I have had the notice of Homecoming on my desk for a couple of months but just never worked up any enthusiasm for attending. Not many of my friends left now so those events are usually a grim reminder of our own mortality.

Yeah, I remember the Band back around the 1947 days. We had a new eager teacher at the high school and she was actively recruiting live bodies to revive a band that was probably not too great to begin with. She was desperate for some heavy metal operators so three or four of us volunteered our musical talents ... limited as they were to a few years of calling hogs and cows.

No one was inclined to pay cash money to purchase a musical instrument so the alternative was to dig through the various horns piled in a storeroom and select something that seemed to suit your style. Problem was there were only a couple of trumpets or cornets, which went to the early birds, and the remainder were a tuba, an alto horn, and a baritone. There were some pieces of a slide trombone but we could not figure how they went together or how they worked if you got them together. I ended up with the tuba.

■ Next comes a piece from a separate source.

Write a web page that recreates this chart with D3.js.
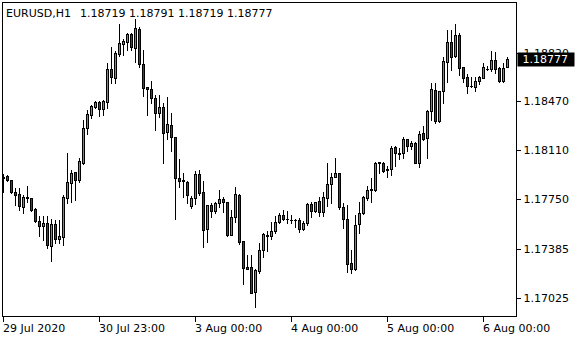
<!DOCTYPE html>
<html><head><meta charset="utf-8">
<script src="https://cdn.jsdelivr.net/npm/d3@7"></script>
<style>
body{margin:0;background:#fff;}
svg{display:block;}
text{font-family:"DejaVu Sans",sans-serif;font-size:11px;fill:#000;}
</style>
</head><body>
<svg id="chart" width="580" height="340"></svg>
<script>
const symbol = "EURUSD,H1";
const opens = [1.17912,1.17917,1.17887,1.17799,1.17787,1.17693,1.17765,1.17755,1.17674,1.17588,
1.17554,1.17572,1.17407,1.17565,1.17458,1.17473,1.17760,1.17865,1.17946,1.17891,
1.18018,1.18269,1.18371,1.18428,1.18460,1.18408,1.18466,1.18709,1.18641,1.18815,
1.18892,1.18901,1.18962,1.18863,1.18999,1.18742,1.18571,1.18556,1.18490,1.18384,
1.18424,1.18240,1.18294,1.18203,1.17904,1.17888,1.17873,1.17701,1.17755,1.17931,
1.17799,1.17527,1.17706,1.17664,1.17718,1.17748,1.17728,1.17488,1.17615,1.17779,
1.17441,1.17253,1.17250,1.17069,1.17223,1.17375,1.17482,1.17480,1.17517,1.17581,
1.17630,1.17607,1.17598,1.17596,1.17596,1.17527,1.17571,1.17713,1.17664,1.17735,
1.17657,1.17755,1.17858,1.17914,1.17939,1.17693,1.17601,1.17278,1.17233,1.17564,
1.17645,1.17760,1.17818,1.17816,1.18018,1.18017,1.17967,1.17968,1.18130,1.18084,
1.18086,1.18191,1.18142,1.18159,1.18017,1.18233,1.18196,1.18397,1.18551,1.18325,
1.18544,1.18759,1.18901,1.18803,1.18955,1.18718,1.18644,1.18584,1.18575,1.18619,
1.18641,1.18707,1.18707,1.18769,1.18710,1.18619,1.18719];
const highs = [1.17937,1.17923,1.17890,1.17833,1.17831,1.17783,1.17846,1.17760,1.17684,1.17623,
1.17629,1.17629,1.17607,1.17597,1.17596,1.17779,1.18090,1.17963,1.17951,1.18051,
1.18328,1.18404,1.18441,1.18470,1.18470,1.18481,1.18746,1.18869,1.18837,1.19034,
1.18926,1.18967,1.18967,1.19072,1.19016,1.18845,1.18573,1.18617,1.18514,1.18514,
1.18453,1.18502,1.18380,1.18206,1.18044,1.17939,1.17882,1.17774,1.17956,1.17963,
1.17884,1.17706,1.17723,1.17730,1.17816,1.17767,1.17728,1.17669,1.17840,1.17787,
1.17441,1.17338,1.17338,1.17233,1.17424,1.17502,1.17517,1.17583,1.17625,1.17649,
1.17669,1.17664,1.17632,1.17601,1.17608,1.17590,1.17718,1.17730,1.17730,1.17762,
1.17804,1.18017,1.17943,1.18049,1.17939,1.17718,1.17706,1.17375,1.17632,1.17726,
1.17772,1.17846,1.17902,1.18024,1.18024,1.18024,1.17992,1.18139,1.18139,1.18122,
1.18206,1.18193,1.18178,1.18169,1.18250,1.18286,1.18404,1.18604,1.18600,1.18545,
1.18795,1.18992,1.18992,1.19036,1.18967,1.18722,1.18666,1.18649,1.18649,1.18654,
1.18747,1.18727,1.18840,1.18828,1.18722,1.18751,1.18791];
const lows = [1.17804,1.17882,1.17794,1.17706,1.17673,1.17649,1.17728,1.17662,1.17581,1.17478,
1.17452,1.17390,1.17294,1.17429,1.17427,1.17412,1.17723,1.17730,1.17740,1.17877,
1.18007,1.18228,1.18349,1.18416,1.18360,1.18371,1.18416,1.18600,1.18600,1.18801,
1.18808,1.18845,1.18845,1.18759,1.18722,1.18509,1.18367,1.18453,1.18257,1.18355,
1.18012,1.18191,1.18103,1.17603,1.17840,1.17767,1.17718,1.17682,1.17711,1.17779,
1.17400,1.17436,1.17620,1.17649,1.17693,1.17657,1.17478,1.17488,1.17583,1.17419,
1.17125,1.17238,1.17057,1.16954,1.17208,1.17326,1.17370,1.17456,1.17498,1.17571,
1.17596,1.17576,1.17571,1.17542,1.17510,1.17522,1.17559,1.17620,1.17657,1.17625,
1.17625,1.17699,1.17718,1.17909,1.17674,1.17535,1.17216,1.17204,1.17228,1.17498,
1.17640,1.17743,1.17730,1.17809,1.17939,1.17951,1.17914,1.17926,1.17995,1.18042,
1.18051,1.18105,1.18120,1.18015,1.17983,1.18183,1.18053,1.18330,1.18306,1.18318,
1.18458,1.18612,1.18698,1.18795,1.18661,1.18612,1.18531,1.18571,1.18543,1.18593,
1.18637,1.18698,1.18693,1.18674,1.18612,1.18612,1.18719];
const closes = [1.17904,1.17887,1.17799,1.17783,1.17699,1.17762,1.17754,1.17669,1.17592,1.17554,
1.17574,1.17413,1.17568,1.17460,1.17478,1.17766,1.17875,1.17939,1.17892,1.18028,
1.18269,1.18372,1.18431,1.18460,1.18413,1.18469,1.18705,1.18649,1.18820,1.18894,
1.18911,1.18961,1.18869,1.19004,1.18742,1.18563,1.18556,1.18490,1.18384,1.18424,
1.18233,1.18299,1.18208,1.17902,1.17884,1.17879,1.17779,1.17757,1.17931,1.17798,
1.17526,1.17706,1.17664,1.17718,1.17748,1.17730,1.17485,1.17615,1.17784,1.17436,
1.17241,1.17239,1.17061,1.17228,1.17375,1.17491,1.17485,1.17515,1.17581,1.17632,
1.17605,1.17603,1.17594,1.17593,1.17527,1.17574,1.17713,1.17664,1.17726,1.17657,
1.17762,1.17858,1.17909,1.17939,1.17689,1.17601,1.17270,1.17233,1.17557,1.17645,
1.17767,1.17816,1.17821,1.18017,1.18020,1.17958,1.17969,1.18122,1.18086,1.18087,
1.18189,1.18142,1.18159,1.18017,1.18225,1.18189,1.18397,1.18556,1.18325,1.18544,
1.18764,1.18901,1.18795,1.18955,1.18715,1.18641,1.18582,1.18582,1.18619,1.18649,
1.18718,1.18709,1.18769,1.18707,1.18619,1.18710,1.18777];
const xTickIndex = [0,24,48,72,96,120];
const xTickLabels = ["29 Jul 2020","30 Jul 23:00","3 Aug 00:00","4 Aug 00:00","5 Aug 00:00","6 Aug 00:00"];
const yTicks = [1.18820,1.18470,1.18110,1.17750,1.17385,1.17025];

const svg = d3.select("#chart");
const L = 2.5, T = 2.5, R = 516.5, B = 316.5;
const n = opens.length;
const x = d3.scaleLinear().domain([0, n - 1]).range([3, 3 + 4 * (n - 1)]);
const y = d3.scaleLinear().domain([1.16887, 1.19194]).range([B, T]);

svg.append("defs").append("clipPath").attr("id","plot")
  .append("rect").attr("x", L + 0.5).attr("y", T + 0.5).attr("width", R - L - 1).attr("height", B - T - 1);

const g = svg.append("g").attr("clip-path","url(#plot)");
const data = d3.range(n).map(i => ({i, o: opens[i], h: highs[i], l: lows[i], c: closes[i]}));

const cg = g.selectAll("g.c").data(data).join("g").attr("class","c");
cg.append("rect")
  .attr("x", d => Math.round(x(d.i)))
  .attr("width", 1)
  .attr("y", d => Math.round(y(d.h)))
  .attr("height", d => Math.round(y(d.l)) - Math.round(y(d.h)) + 1)
  .attr("fill", "#000");
cg.append("rect")
  .attr("x", d => Math.round(x(d.i)) - 1)
  .attr("width", 3)
  .attr("y", d => Math.round(y(Math.max(d.o, d.c))))
  .attr("height", d => Math.round(y(Math.min(d.o, d.c))) - Math.round(y(Math.max(d.o, d.c))) + 1)
  .attr("fill", "#000");
cg.filter(d => Math.round(y(Math.min(d.o, d.c))) - Math.round(y(Math.max(d.o, d.c))) >= 2)
  .append("rect")
  .attr("x", d => Math.round(x(d.i)))
  .attr("width", 1)
  .attr("y", d => Math.round(y(Math.max(d.o, d.c))) + 1)
  .attr("height", d => Math.round(y(Math.min(d.o, d.c))) - Math.round(y(Math.max(d.o, d.c))) - 1)
  .attr("fill", d => d.c >= d.o ? "#00e000" : "#e00000");

// frame
svg.append("rect").attr("x", L).attr("y", T).attr("width", R - L).attr("height", B - T)
  .attr("fill","none").attr("stroke","#000").attr("stroke-width",1).attr("shape-rendering","crispEdges");

// y axis
const yAxis = d3.axisRight(y).tickValues(yTicks).tickSize(4).tickPadding(3).tickFormat(d3.format(".5f"));
const ya = svg.append("g").attr("transform", `translate(${R},0)`).call(yAxis);
ya.select(".domain").remove();
ya.selectAll("line").attr("stroke","#000").attr("shape-rendering","crispEdges");
ya.selectAll("text").attr("font-family", null).attr("font-size", null);

// x axis
const xAxis = d3.axisBottom(x).tickValues(xTickIndex).tickSize(5).tickPadding(3)
  .tickFormat((d, i) => xTickLabels[i]);
const xa = svg.append("g").attr("transform", `translate(0,${B})`).call(xAxis);
xa.select(".domain").remove();
xa.selectAll("line").attr("stroke","#000").attr("shape-rendering","crispEdges");
xa.selectAll("text").attr("text-anchor","start").attr("x", -0.5).attr("font-family", null).attr("font-size", null);

// current price label
const last = closes[n - 1];
const yc = Math.round(y(last));
svg.append("rect").attr("x", R + 1).attr("y", yc - 6.5).attr("width", 57).attr("height", 14).attr("fill","#000");
svg.append("text").attr("x", R + 6).attr("y", yc).attr("dy","0.36em").style("fill","#fff")
  .text(d3.format(".5f")(last));

// header
svg.append("text").attr("x", 6).attr("y", 17).text(symbol);
svg.append("text").attr("x", 80).attr("y", 17)
  .text([opens[n-1], highs[n-1], lows[n-1], closes[n-1]].map(d3.format(".5f")).join(" "));
</script>
</body></html>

Well, as it turned out the new eager teacher did not know any more about operating a clarinet, saxophone, trumpet, alto horn or tuba than we did ... so our band practice sessions were not too different than the scene out of the musical "The Music Man."

We were fortunate that the school song,"Rise Ye Men of Roby High School" was set to the tune of "The Eyes of Texas" but we only knew the notes as in "I Been Workin' On The Railroad." So the way we learned it was someone would pick a note and begin humming it and the rest of us would jiggle frets and valves until we found a note that came pretty close to the note being hummed. We actually found some sheet music but it may as well have been written in Chinese. Call it hit or miss ... or hunt and peck on a strange instrument, whatever, we eventually found a close approximation of the notes ... although no one had any idea what key it may have been in.

Yeah, the uniforms were another story ... piled in another store room. You had to dig around for a coat and hat and pair of pants that generally fit. Even after several days hanging on the clothes line the odor of several years of sweat, storage pile, more sweat, more storage pile was almost overpowering. (Dry cleaning had not arrived at Roby and if you desired that service you had to bundle things up and send them to Sweetwater on the bus ... so we didn't.)

Within a month or so we had possible passable band. We were good enough to impress our schoolmates at assembly (most had never heard a band before even on radio ... which not too many families had.) So were doing our musical magic in fertile virgin ground.

The conflict arose on Friday nights for home football games. Those of us in the band, boys all freshmen, had also come out for football. The band lady insisted that we sit with the band so she would have a band whenever she wanted to inspire the homefolks and the team with our own version of a John Philip Sousa march. We wanted to be on the bench with the other scrubs in front of the pep squad. The football coach betrayed us by saying, "hell, I don't care where they sit so long as they can go in in case I need a substitute." So there we sat during games, suited up to do battle on the field, but relegated to a seat between the clarinetist and the piccolo player. It was a revolting development ... but occasionally, really occasionally, the coach would come to the fence and call someone's name to go in for so and so. King Gill never felt so proud in 1922 to come out of the stands ... for us it was more like Gabriel calling us out of Purgatory.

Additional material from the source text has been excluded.